Last quarter, Walmart posted $0.62 EPS vs $0.60 expected, with revenue of $179.5 billion beating the $177.45 billion estimate. E-commerce sales surged 27% across all segments. The stock has been one of the few green spots during the recent tech selloff -- classic defensive rotation.
Why This Matters for Futures Traders
Walmart isn't just a stock. It's a read on the American consumer. Here's what to watch:
- Consumer spending signal -- Walmart noted moderation in low-income spending last quarter. If that trend accelerates, it's a leading indicator for broader economic softening. If spending held up, the "soft landing" thesis stays intact.
- Tariff impact -- Walmart's scale gives it leverage to absorb tariff costs that smaller retailers can't.
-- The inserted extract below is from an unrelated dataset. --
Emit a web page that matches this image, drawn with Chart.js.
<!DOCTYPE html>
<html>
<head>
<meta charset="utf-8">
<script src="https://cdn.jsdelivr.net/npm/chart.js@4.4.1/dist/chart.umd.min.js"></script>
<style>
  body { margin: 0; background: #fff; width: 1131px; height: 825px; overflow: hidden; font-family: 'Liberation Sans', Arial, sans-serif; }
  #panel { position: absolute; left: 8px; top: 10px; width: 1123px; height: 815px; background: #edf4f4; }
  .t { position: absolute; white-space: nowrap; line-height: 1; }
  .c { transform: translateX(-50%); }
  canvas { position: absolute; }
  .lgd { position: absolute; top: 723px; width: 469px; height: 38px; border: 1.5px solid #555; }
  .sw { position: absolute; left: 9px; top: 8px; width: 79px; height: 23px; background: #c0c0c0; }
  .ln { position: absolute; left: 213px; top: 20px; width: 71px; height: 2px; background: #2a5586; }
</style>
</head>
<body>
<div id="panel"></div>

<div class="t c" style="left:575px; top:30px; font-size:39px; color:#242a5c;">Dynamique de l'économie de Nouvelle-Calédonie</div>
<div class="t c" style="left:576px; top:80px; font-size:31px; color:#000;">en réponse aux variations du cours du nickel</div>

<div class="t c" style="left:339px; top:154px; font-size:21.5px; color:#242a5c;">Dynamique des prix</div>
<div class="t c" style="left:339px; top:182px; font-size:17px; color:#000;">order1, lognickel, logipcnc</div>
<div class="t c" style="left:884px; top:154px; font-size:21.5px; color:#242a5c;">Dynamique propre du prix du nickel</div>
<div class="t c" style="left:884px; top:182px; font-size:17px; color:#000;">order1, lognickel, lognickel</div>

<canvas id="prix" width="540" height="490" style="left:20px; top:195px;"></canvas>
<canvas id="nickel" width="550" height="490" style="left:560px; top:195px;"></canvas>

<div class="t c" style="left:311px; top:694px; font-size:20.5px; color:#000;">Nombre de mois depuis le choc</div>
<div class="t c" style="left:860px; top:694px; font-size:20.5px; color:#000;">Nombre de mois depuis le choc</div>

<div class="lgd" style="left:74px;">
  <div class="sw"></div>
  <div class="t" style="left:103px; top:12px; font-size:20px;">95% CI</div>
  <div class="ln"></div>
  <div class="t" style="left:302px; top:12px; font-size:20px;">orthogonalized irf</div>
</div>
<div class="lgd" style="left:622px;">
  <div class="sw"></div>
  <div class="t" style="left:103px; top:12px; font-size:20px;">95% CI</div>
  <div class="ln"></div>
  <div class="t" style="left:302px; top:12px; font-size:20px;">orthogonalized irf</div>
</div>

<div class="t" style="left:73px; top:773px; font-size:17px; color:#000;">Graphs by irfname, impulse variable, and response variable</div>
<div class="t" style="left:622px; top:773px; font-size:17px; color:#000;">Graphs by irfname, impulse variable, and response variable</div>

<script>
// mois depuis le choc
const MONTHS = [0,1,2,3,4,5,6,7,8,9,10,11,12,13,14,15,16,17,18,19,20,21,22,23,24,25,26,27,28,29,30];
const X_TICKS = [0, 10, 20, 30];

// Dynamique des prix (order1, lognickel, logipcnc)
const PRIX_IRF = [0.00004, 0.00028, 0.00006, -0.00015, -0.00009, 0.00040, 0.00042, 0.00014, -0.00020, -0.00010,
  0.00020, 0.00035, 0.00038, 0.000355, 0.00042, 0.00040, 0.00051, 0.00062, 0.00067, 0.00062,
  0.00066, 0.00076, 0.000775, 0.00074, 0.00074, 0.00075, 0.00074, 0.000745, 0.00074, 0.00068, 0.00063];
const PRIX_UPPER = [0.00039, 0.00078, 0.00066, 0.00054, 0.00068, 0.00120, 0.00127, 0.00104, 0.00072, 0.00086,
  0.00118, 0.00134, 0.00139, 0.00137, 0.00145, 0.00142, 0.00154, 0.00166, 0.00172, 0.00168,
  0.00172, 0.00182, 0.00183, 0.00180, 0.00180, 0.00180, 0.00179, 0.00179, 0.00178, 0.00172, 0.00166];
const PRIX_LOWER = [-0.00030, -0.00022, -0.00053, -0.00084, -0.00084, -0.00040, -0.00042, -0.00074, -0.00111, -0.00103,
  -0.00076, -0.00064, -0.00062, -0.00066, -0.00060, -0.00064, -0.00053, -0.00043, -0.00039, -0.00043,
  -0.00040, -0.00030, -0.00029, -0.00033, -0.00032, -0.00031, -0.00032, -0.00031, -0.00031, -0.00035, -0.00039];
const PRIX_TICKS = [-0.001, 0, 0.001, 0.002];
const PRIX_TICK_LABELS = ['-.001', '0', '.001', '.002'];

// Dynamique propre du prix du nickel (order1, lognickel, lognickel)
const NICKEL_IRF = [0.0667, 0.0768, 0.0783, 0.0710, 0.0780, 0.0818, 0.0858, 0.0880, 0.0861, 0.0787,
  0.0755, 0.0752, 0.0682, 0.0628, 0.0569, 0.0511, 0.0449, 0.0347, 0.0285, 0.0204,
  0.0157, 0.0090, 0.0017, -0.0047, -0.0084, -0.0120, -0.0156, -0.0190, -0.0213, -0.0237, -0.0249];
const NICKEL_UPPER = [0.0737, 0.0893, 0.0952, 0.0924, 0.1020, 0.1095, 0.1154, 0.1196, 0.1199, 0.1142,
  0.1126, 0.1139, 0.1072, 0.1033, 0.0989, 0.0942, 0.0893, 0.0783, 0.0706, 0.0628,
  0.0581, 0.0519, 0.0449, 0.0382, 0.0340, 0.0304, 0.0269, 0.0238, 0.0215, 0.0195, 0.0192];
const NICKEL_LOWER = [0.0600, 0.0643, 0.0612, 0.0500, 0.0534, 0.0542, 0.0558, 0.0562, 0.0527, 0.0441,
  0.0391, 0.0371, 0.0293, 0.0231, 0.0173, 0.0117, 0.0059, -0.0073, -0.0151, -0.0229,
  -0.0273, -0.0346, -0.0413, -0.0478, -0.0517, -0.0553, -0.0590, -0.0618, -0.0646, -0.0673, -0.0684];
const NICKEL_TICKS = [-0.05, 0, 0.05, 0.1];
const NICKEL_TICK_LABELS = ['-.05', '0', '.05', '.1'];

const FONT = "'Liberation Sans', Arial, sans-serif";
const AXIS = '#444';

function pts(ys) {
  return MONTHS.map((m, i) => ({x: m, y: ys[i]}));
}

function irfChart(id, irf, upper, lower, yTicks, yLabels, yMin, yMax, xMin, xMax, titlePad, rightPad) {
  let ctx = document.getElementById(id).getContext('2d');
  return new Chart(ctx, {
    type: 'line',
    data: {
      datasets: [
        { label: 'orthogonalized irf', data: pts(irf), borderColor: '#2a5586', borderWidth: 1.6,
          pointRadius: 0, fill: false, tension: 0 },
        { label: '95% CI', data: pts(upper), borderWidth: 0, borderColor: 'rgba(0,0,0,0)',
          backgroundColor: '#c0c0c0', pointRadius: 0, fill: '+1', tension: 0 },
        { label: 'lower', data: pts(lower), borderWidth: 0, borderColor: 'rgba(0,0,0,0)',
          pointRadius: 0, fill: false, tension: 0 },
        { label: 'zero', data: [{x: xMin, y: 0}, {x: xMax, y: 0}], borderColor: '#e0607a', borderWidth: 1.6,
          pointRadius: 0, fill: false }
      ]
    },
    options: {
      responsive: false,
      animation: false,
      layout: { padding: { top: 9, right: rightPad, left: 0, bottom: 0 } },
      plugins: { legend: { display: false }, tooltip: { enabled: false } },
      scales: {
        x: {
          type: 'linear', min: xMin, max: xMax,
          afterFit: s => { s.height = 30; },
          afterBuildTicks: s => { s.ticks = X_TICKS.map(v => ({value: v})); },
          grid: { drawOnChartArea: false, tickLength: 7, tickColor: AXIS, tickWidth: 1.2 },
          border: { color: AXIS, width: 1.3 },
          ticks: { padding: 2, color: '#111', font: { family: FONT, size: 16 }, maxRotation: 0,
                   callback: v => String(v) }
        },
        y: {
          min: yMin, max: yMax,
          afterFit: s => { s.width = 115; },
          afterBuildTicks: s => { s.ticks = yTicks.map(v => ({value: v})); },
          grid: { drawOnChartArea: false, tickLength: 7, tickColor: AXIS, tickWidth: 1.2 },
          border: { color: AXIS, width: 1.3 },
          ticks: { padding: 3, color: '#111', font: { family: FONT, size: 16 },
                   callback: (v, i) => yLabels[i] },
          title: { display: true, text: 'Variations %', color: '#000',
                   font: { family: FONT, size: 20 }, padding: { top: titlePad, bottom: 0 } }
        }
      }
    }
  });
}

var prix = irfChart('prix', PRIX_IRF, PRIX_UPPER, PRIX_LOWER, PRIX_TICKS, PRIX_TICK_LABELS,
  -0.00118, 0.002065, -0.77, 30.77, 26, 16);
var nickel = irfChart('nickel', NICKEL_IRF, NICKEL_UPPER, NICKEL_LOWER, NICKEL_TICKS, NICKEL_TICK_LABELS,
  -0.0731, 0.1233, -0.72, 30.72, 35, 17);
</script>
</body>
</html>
The company's tariff strategy (local sourcing, supplier negotiations) could provide the first concrete data on how 2026 tariffs are flowing through to consumer prices.
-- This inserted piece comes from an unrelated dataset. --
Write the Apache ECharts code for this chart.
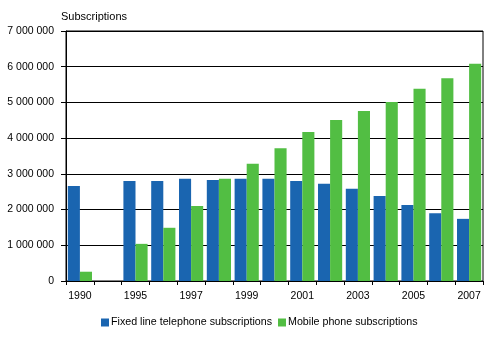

- High-income customer shift -- Walmart has been gaining affluent customers who traded down from specialty grocers. If this trend continues, it's bullish for WMT but potentially bearish for competitors (Kroger, Target, Costco).
- E-commerce acceleration -- A 27% e-commerce growth rate puts Walmart in direct competition with Amazon. Their advertising revenue is up 53% year-over-year. This is a structural margin improvement story.
What Traders Should Watch- ES reaction at 6:30-7:00 AM Thursday -- Walmart reports pre-market. As a Dow component, a big beat or miss moves YM directly and ES indirectly.
- Forward guidance matters more than the beat -- UBS notes Walmart's FY2027 guidance range of $2.85-$3.00 EPS is conservative. If they guide above $3.00, expect a broad consumer discretionary rally.
- Same-store comps -- The headline number institutional traders watch. Anything above 4% would signal consumer resilience despite tariff fears.
- Context: Q4 GDP drops the next day -- The advance Q4 GDP estimate releases Friday February 20, the morning after Walmart. If GDP is soft AND Walmart beats, it reinforces the "consumer is fine but business investment is slowing" narrative. If both are strong, rate cut expectations get pushed back.
Of the 370+ stocks that gained in the S&P last week while tech was selling off, Walmart was near the top. That's the market telling you where institutional money is hiding. Whether it's a temporary rotation or something more durable depends heavily on what Walmart says Thursday.
Source: UBS/FinancialContent
-- Fi
"When the biggest retailer in the world tells you what the consumer is doing, you listen. Everything else is speculation."